MicrosoftとWindowsの最新動向を伝える本連載だが、2017年は興味深い他社の動向と市場トレンドを紹介することから始めたい。
米Amazon.comは2016年12月27日(現地時間)、ホリデーシーズン商戦の結果を発表し、スピーカー型スマートデバイス「Amazon Echo」の販売が前年比で9倍になるなど、同社のAI(人工知能)搭載アシスタント「Alexa」関連のデバイスが数百万台単位で売れて好調だったと伝えている。
本連載でも先行するAmazon Echoに対抗すべく、米Googleも同種のデバイス「Google Home」を発表し、さらに米Microsoftもサードパーティーとともに、音声アシスタント(この場合は「Cortana」)に対応したWindows 10 IoT Core搭載デバイスの投入を計画していると報じたばかりだ。実際、Amazon Echo好調の発表は、今後スマート家電が進んでいく方向性を示唆している。
今回のAmazon.comの発表には、注目すべきもう一つのデータが含まれている。それは世界のホリデーシーズン商戦において、モバイル端末を使って買い物をしたユーザーが全体の72%以上に上るということだ。
かつて、オンラインショッピングと言えば家でPCから……というのが定番だった。自宅の固定回線で高速かつ安定したネットワーク環境を確保し、PCの広い画面で比較検討しながら製品選びをするというスタイルだ。しかし現在、こうした購入スタイルは過去のものとなりつつあり、一般ユーザーの行動様式も急激に変化している。
モバイルアプリやWebサイト向けに決済サービスを提供する米Stripeのパトリック・コリソンCEOによれば、「現在はまだPCの決済比率の方が高いが、今後1〜2年で状況が大きく変化する可能性がある」という。
今回はこうしたトレンドを背景に、2017年のMicrosoftとWindowsが進む道について考えていきたい。

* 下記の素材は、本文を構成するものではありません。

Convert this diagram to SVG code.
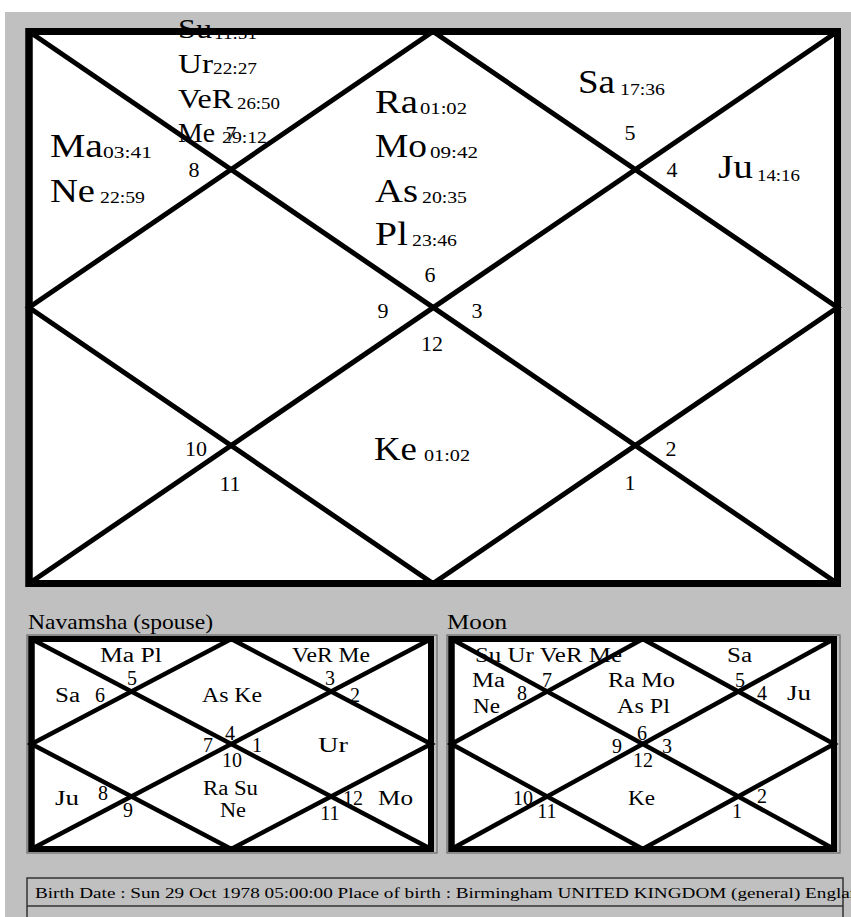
<svg xmlns="http://www.w3.org/2000/svg" width="851" height="917" viewBox="0 0 851 917">
<style>
text{font-family:"Liberation Serif","Times New Roman",serif;fill:#000}
.big{font-size:34px}
.mid{font-size:27px}
.sub{font-size:16px}
.num{font-size:22px;text-anchor:middle}
.sm{font-size:20px}
.snum{font-size:20px;text-anchor:middle}
.frame{fill:#fff;stroke:#000;stroke-width:7}
.sframe{fill:#fff;stroke:#000;stroke-width:6}
.ln{fill:none;stroke:#000;stroke-width:5}
.sln{fill:none;stroke:#000;stroke-width:4.5}
.thin{fill:none;stroke:#6a6a6a;stroke-width:1.2}
</style>
<rect x="0" y="0" width="851" height="917" fill="#fff"/>
<rect x="5" y="12" width="846" height="905" fill="#c0c0c0"/>

<g id="rasi">
<rect class="frame" x="29" y="31.5" width="808.5" height="552"/>
<g id="rasi-text">
<text class="mid" x="178" y="38" textLength="34" lengthAdjust="spacingAndGlyphs">Su</text>
<text class="sub" x="214" y="39" textLength="43" lengthAdjust="spacingAndGlyphs">11:51</text>
<text class="mid" x="178" y="73" textLength="35" lengthAdjust="spacingAndGlyphs">Ur</text>
<text class="sub" x="213" y="74" textLength="44" lengthAdjust="spacingAndGlyphs">22:27</text>
<text class="mid" x="178" y="108" textLength="55" lengthAdjust="spacingAndGlyphs">VeR</text>
<text class="sub" x="237" y="109" textLength="43" lengthAdjust="spacingAndGlyphs">26:50</text>
<text class="mid" x="178" y="142" textLength="37" lengthAdjust="spacingAndGlyphs">Me</text>
<text class="sub" x="222" y="143" textLength="45" lengthAdjust="spacingAndGlyphs">29:12</text>
<text class="num" x="231" y="141">7</text>
<text class="big" x="50" y="157" textLength="53" lengthAdjust="spacingAndGlyphs">Ma</text>
<text class="sub" x="103" y="158" textLength="49" lengthAdjust="spacingAndGlyphs">03:41</text>
<text class="big" x="50" y="202" textLength="45" lengthAdjust="spacingAndGlyphs">Ne</text>
<text class="sub" x="100" y="203" textLength="45" lengthAdjust="spacingAndGlyphs">22:59</text>
<text class="num" x="194" y="177">8</text>
<text class="big" x="375" y="113" textLength="43" lengthAdjust="spacingAndGlyphs">Ra</text>
<text class="sub" x="420" y="114" textLength="47" lengthAdjust="spacingAndGlyphs">01:02</text>
<text class="big" x="375" y="157" textLength="52" lengthAdjust="spacingAndGlyphs">Mo</text>
<text class="sub" x="430" y="158" textLength="48" lengthAdjust="spacingAndGlyphs">09:42</text>
<text class="big" x="375" y="202" textLength="43" lengthAdjust="spacingAndGlyphs">As</text>
<text class="sub" x="422" y="203" textLength="45" lengthAdjust="spacingAndGlyphs">20:35</text>
<text class="big" x="375" y="245" textLength="33" lengthAdjust="spacingAndGlyphs">Pl</text>
<text class="sub" x="412" y="246" textLength="45" lengthAdjust="spacingAndGlyphs">23:46</text>
<text class="num" x="430" y="282">6</text>
<text class="num" x="383" y="318">9</text>
<text class="num" x="477" y="318">3</text>
<text class="num" x="432" y="351">12</text>
<text class="big" x="578" y="93" textLength="37" lengthAdjust="spacingAndGlyphs">Sa</text>
<text class="sub" x="620" y="95" textLength="45" lengthAdjust="spacingAndGlyphs">17:36</text>
<text class="num" x="630" y="140">5</text>
<text class="num" x="672" y="177">4</text>
<text class="big" x="718" y="178" textLength="35" lengthAdjust="spacingAndGlyphs">Ju</text>
<text class="sub" x="757" y="181" textLength="43" lengthAdjust="spacingAndGlyphs">14:16</text>
<text class="num" x="196" y="456">10</text>
<text class="num" x="230" y="491">11</text>
<text class="big" x="374" y="460" textLength="43" lengthAdjust="spacingAndGlyphs">Ke</text>
<text class="sub" x="424" y="461" textLength="46" lengthAdjust="spacingAndGlyphs">01:02</text>
<text class="num" x="671" y="456">2</text>
<text class="num" x="630" y="490">1</text>
</g>
<g id="rasi-lines">
<line class="ln" x1="29" y1="31.5" x2="837.5" y2="583.5"/>
<line class="ln" x1="837.5" y1="31.5" x2="29" y2="583.5"/>
<polygon class="ln" points="433,31.5 837.5,307.5 433,583.5 29,307.5"/>
<rect x="29" y="31.5" width="808.5" height="552" fill="none" stroke="#000" stroke-width="7"/>
</g>
</g>

<g id="navamsha">
<text class="sm" x="28" y="629" style="font-size:21px" textLength="185" lengthAdjust="spacingAndGlyphs">Navamsha (spouse)</text>
<rect class="thin" x="27" y="635" width="410" height="218"/>
<rect class="sframe" x="31.5" y="639" width="399.5" height="210"/>
<g id="nav-text">
<text class="sm" x="100" y="662" textLength="62" lengthAdjust="spacingAndGlyphs">Ma Pl</text>
<text class="sm" x="292" y="662" textLength="78" lengthAdjust="spacingAndGlyphs">VeR Me</text>
<text class="sm" x="55" y="702" textLength="25" lengthAdjust="spacingAndGlyphs">Sa</text>
<text class="sm" x="202" y="702" textLength="60" lengthAdjust="spacingAndGlyphs">As Ke</text>
<text class="sm" x="318" y="752" textLength="30" lengthAdjust="spacingAndGlyphs">Ur</text>
<text class="sm" x="203" y="795" textLength="55" lengthAdjust="spacingAndGlyphs">Ra Su</text>
<text class="sm" x="220" y="817" textLength="26" lengthAdjust="spacingAndGlyphs">Ne</text>
<text class="sm" x="55" y="805" textLength="24" lengthAdjust="spacingAndGlyphs">Ju</text>
<text class="sm" x="378" y="805" textLength="35" lengthAdjust="spacingAndGlyphs">Mo</text>
<text class="snum" x="132" y="685">5</text>
<text class="snum" x="100" y="702">6</text>
<text class="snum" x="330" y="685">3</text>
<text class="snum" x="355" y="702">2</text>
<text class="snum" x="230" y="740">4</text>
<text class="snum" x="208" y="752">7</text>
<text class="snum" x="257" y="752">1</text>
<text class="snum" x="232" y="767">10</text>
<text class="snum" x="103" y="800">8</text>
<text class="snum" x="128" y="817">9</text>
<text class="snum" x="353" y="805">12</text>
<text class="snum" x="330" y="820">11</text>
</g>
<g id="nav-lines">
<line class="sln" x1="31.5" y1="639" x2="431" y2="849"/>
<line class="sln" x1="431" y1="639" x2="31.5" y2="849"/>
<polygon class="sln" points="231.25,639 431,744 231.25,849 31.5,744"/>
<rect x="31.5" y="639" width="399.5" height="210" fill="none" stroke="#000" stroke-width="6"/>
</g>
</g>

<g id="moon">
<text class="sm" x="447" y="629" style="font-size:21px" textLength="60" lengthAdjust="spacingAndGlyphs">Moon</text>
<rect class="thin" x="447" y="635" width="393" height="218"/>
<rect class="sframe" x="451.5" y="639" width="382.5" height="210"/>
<g id="moon-text">
<text class="sm" x="475" y="662" textLength="147" lengthAdjust="spacingAndGlyphs">Su Ur VeR Me</text>
<text class="sm" x="727" y="662" textLength="25" lengthAdjust="spacingAndGlyphs">Sa</text>
<text class="sm" x="472" y="687" textLength="33" lengthAdjust="spacingAndGlyphs">Ma</text>
<text class="sm" x="473" y="713" textLength="27" lengthAdjust="spacingAndGlyphs">Ne</text>
<text class="sm" x="608" y="687" textLength="67" lengthAdjust="spacingAndGlyphs">Ra Mo</text>
<text class="sm" x="617" y="713" textLength="53" lengthAdjust="spacingAndGlyphs">As Pl</text>
<text class="sm" x="787" y="700" textLength="24" lengthAdjust="spacingAndGlyphs">Ju</text>
<text class="sm" x="628" y="805" textLength="27" lengthAdjust="spacingAndGlyphs">Ke</text>
<text class="snum" x="547" y="687">7</text>
<text class="snum" x="522" y="700">8</text>
<text class="snum" x="740" y="687">5</text>
<text class="snum" x="762" y="700">4</text>
<text class="snum" x="642" y="740">6</text>
<text class="snum" x="617" y="753">9</text>
<text class="snum" x="667" y="753">3</text>
<text class="snum" x="643" y="767">12</text>
<text class="snum" x="523" y="805">10</text>
<text class="snum" x="547" y="818">11</text>
<text class="snum" x="737" y="818">1</text>
<text class="snum" x="762" y="803">2</text>
</g>
<g id="moon-lines">
<line class="sln" x1="451.5" y1="639" x2="834" y2="849"/>
<line class="sln" x1="834" y1="639" x2="451.5" y2="849"/>
<polygon class="sln" points="642.75,639 834,744 642.75,849 451.5,744"/>
<rect x="451.5" y="639" width="382.5" height="210" fill="none" stroke="#000" stroke-width="6"/>
</g>
</g>

<g id="birth-info">
<path d="M27,917 V878 H843 V917 M27,906 H843" fill="none" stroke="#333" stroke-width="1.5"/>
<text x="35" y="898" style="font-size:14px" textLength="834" lengthAdjust="spacingAndGlyphs">Birth Date : Sun 29 Oct 1978 05:00:00 Place of birth : Birmingham UNITED KINGDOM (general) England</text>
</g>
</svg>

ホリデーシーズン商戦で起こっていたことを、別の調査結果も参照しつつ、もう少し考察してみよう。市場調査会社のNPD Groupによれば、商戦期における実店舗(いわゆるブリック&モルタル型店舗)への客足が10%ほど減少し、(オンラインも含む)全体の売り上げが4%マイナスの微減傾向にあったという。
NPDのデータは実店舗とオンラインの両方を含んでいるため、客足と売り上げの減少幅のギャップはオンラインショッピングに顧客が流れていることを意味すると考えている。Best BuyやTargetなどオンライン販売を強化している既存の小売店もあるが、こうした流れの中でオンラインに特化したAmazon.comの利用が進んでいるのは言うまでもない。
もう注目したいのは、Amazon.comの「モバイル利用が大きく伸びている」という部分だ。1年前にさかのぼり、2015年末のAmazon.comにおけるモバイルユーザー比率を調べてみると70%で、前年比で倍に増加したという。つまり、モバイルユーザーの比率が急増したのはここ2〜3年の傾向だ。
さらに気になるデータとして、Pew Internet Researchが2015年末に出した「Home Broadband 2015」がある。2013年と2015年の家庭におけるブロードバンド利用状況の調査だが、全ての大人世代でブロードバンド回線の利用率が3%減っているのに対し、ブロードバンドはないがスマートフォンを所有している割合が5%増加している。
これはアフリカ系米国人や低所得層、高齢層ほど顕著で、恐らく今から1年後、2017年の調査報告ではさらに加速していると予想される。Pewが2000年代前半に行った調査報告では、低所得層ほどブロードバンドやPC利用率が低く、このデジタル格差を解消するためにもPC利用の訓練や公共の場でのPC環境提供が必要と提言していた。
しかし、今やファーストデバイスとして高機能なスマートフォンに触れ、そのままメインのインターネット接続環境として利用できる状況だ。今後は低所得層や若年層を中心にこのトレンドがさらに全体へと拡大し、「パーソナルな意味でのPC」はもはや過去のものになりつつあるのかもしれない。